→ Description of the task: All the data should be repeated exactly. Any image in it is left out.

→ Data section:

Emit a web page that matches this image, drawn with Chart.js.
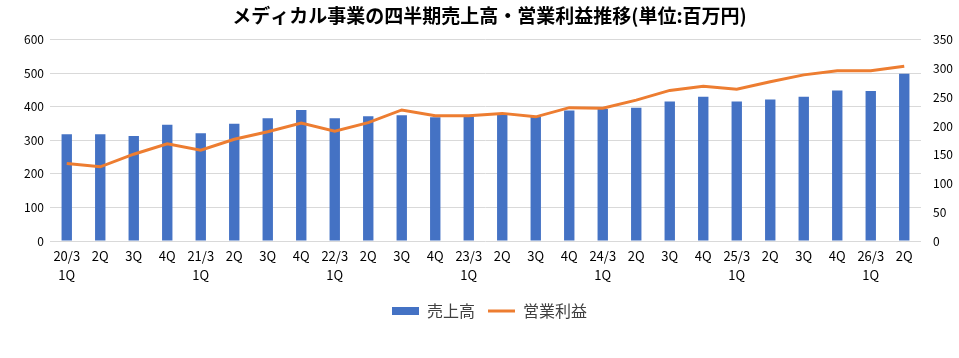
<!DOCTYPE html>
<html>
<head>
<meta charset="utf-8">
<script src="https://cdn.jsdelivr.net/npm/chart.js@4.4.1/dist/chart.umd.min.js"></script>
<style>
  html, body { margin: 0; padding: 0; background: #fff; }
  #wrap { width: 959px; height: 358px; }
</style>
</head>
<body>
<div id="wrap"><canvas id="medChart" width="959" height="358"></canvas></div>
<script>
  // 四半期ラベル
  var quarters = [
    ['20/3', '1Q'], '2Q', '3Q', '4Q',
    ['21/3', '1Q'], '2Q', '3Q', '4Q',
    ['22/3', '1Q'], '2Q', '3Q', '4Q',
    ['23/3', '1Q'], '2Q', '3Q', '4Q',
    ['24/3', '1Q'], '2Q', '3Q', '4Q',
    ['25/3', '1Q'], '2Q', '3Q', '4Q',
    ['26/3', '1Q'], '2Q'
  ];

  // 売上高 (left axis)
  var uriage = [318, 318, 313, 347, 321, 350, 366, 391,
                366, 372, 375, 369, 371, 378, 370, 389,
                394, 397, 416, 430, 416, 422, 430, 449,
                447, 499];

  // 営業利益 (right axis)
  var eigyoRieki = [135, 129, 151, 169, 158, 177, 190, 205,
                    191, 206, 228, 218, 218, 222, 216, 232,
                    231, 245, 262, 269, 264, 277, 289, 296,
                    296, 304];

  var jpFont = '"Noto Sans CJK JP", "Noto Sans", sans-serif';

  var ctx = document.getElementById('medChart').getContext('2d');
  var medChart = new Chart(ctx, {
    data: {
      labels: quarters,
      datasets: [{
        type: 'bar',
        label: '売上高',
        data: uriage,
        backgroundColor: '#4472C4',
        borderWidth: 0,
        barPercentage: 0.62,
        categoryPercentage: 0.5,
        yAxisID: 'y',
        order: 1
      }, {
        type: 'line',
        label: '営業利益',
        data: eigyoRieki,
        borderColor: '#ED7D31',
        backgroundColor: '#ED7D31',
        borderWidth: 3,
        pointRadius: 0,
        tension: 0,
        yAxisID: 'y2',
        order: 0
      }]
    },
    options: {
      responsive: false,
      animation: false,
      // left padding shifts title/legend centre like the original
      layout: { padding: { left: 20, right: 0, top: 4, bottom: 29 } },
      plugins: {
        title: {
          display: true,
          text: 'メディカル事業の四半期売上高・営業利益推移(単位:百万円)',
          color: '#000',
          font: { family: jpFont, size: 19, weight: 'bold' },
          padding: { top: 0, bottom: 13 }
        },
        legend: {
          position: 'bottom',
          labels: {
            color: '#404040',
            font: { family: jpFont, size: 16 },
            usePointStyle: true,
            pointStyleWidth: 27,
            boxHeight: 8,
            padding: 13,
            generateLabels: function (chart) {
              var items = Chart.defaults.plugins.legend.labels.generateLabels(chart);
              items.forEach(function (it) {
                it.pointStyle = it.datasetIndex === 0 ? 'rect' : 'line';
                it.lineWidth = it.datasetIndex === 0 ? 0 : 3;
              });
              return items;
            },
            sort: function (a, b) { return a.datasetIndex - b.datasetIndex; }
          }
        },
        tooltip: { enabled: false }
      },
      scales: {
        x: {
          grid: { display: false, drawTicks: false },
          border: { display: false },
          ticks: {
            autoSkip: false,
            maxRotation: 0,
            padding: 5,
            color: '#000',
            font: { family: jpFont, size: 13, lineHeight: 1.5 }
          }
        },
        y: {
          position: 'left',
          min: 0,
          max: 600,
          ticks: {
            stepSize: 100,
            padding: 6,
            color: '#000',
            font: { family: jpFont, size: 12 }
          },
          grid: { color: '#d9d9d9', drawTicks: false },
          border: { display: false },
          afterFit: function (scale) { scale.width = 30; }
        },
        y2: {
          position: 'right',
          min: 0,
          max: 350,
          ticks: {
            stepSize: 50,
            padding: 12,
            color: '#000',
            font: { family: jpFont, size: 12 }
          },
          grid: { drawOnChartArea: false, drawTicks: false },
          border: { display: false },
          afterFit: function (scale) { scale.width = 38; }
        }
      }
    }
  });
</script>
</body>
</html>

→ Answer to the exercise:
Emit a web page that matches this image, drawn with Chart.js.
<!DOCTYPE html>
<html>
<head>
<meta charset="utf-8">
<script src="https://cdn.jsdelivr.net/npm/chart.js@4.4.1/dist/chart.umd.min.js"></script>
<style>
  html, body { margin: 0; padding: 0; background: #fff; }
  #wrap { width: 959px; height: 358px; }
</style>
</head>
<body>
<div id="wrap"><canvas id="medChart" width="959" height="358"></canvas></div>
<script>
  // 四半期ラベル
  var quarters = [
    ['20/3', '1Q'], '2Q', '3Q', '4Q',
    ['21/3', '1Q'], '2Q', '3Q', '4Q',
    ['22/3', '1Q'], '2Q', '3Q', '4Q',
    ['23/3', '1Q'], '2Q', '3Q', '4Q',
    ['24/3', '1Q'], '2Q', '3Q', '4Q',
    ['25/3', '1Q'], '2Q', '3Q', '4Q',
    ['26/3', '1Q'], '2Q'
  ];

  // 売上高 (left axis)
  var uriage = [318, 318, 313, 347, 321, 350, 366, 391,
                366, 372, 375, 369, 371, 378, 370, 389,
                394, 397, 416, 430, 416, 422, 430, 449,
                447, 499];

  // 営業利益 (right axis)
  var eigyoRieki = [135, 129, 151, 169, 158, 177, 190, 205,
                    191, 206, 228, 218, 218, 222, 216, 232,
                    231, 245, 262, 269, 264, 277, 289, 296,
                    296, 304];

  var jpFont = '"Noto Sans CJK JP", "Noto Sans", sans-serif';

  var ctx = document.getElementById('medChart').getContext('2d');
  var medChart = new Chart(ctx, {
    data: {
      labels: quarters,
      datasets: [{
        type: 'bar',
        label: '売上高',
        data: uriage,
        backgroundColor: '#4472C4',
        borderWidth: 0,
        barPercentage: 0.62,
        categoryPercentage: 0.5,
        yAxisID: 'y',
        order: 1
      }, {
        type: 'line',
        label: '営業利益',
        data: eigyoRieki,
        borderColor: '#ED7D31',
        backgroundColor: '#ED7D31',
        borderWidth: 3,
        pointRadius: 0,
        tension: 0,
        yAxisID: 'y2',
        order: 0
      }]
    },
    options: {
      responsive: false,
      animation: false,
      // left padding shifts title/legend centre like the original
      layout: { padding: { left: 20, right: 0, top: 4, bottom: 29 } },
      plugins: {
        title: {
          display: true,
          text: 'メディカル事業の四半期売上高・営業利益推移(単位:百万円)',
          color: '#000',
          font: { family: jpFont, size: 19, weight: 'bold' },
          padding: { top: 0, bottom: 13 }
        },
        legend: {
          position: 'bottom',
          labels: {
            color: '#404040',
            font: { family: jpFont, size: 16 },
            usePointStyle: true,
            pointStyleWidth: 27,
            boxHeight: 8,
            padding: 13,
            generateLabels: function (chart) {
              var items = Chart.defaults.plugins.legend.labels.generateLabels(chart);
              items.forEach(function (it) {
                it.pointStyle = it.datasetIndex === 0 ? 'rect' : 'line';
                it.lineWidth = it.datasetIndex === 0 ? 0 : 3;
              });
              return items;
            },
            sort: function (a, b) { return a.datasetIndex - b.datasetIndex; }
          }
        },
        tooltip: { enabled: false }
      },
      scales: {
        x: {
          grid: { display: false, drawTicks: false },
          border: { display: false },
          ticks: {
            autoSkip: false,
            maxRotation: 0,
            padding: 5,
            color: '#000',
            font: { family: jpFont, size: 13, lineHeight: 1.5 }
          }
        },
        y: {
          position: 'left',
          min: 0,
          max: 600,
          ticks: {
            stepSize: 100,
            padding: 6,
            color: '#000',
            font: { family: jpFont, size: 12 }
          },
          grid: { color: '#d9d9d9', drawTicks: false },
          border: { display: false },
          afterFit: function (scale) { scale.width = 30; }
        },
        y2: {
          position: 'right',
          min: 0,
          max: 350,
          ticks: {
            stepSize: 50,
            padding: 12,
            color: '#000',
            font: { family: jpFont, size: 12 }
          },
          grid: { drawOnChartArea: false, drawTicks: false },
          border: { display: false },
          afterFit: function (scale) { scale.width = 38; }
        }
      }
    }
  });
</script>
</body>
</html>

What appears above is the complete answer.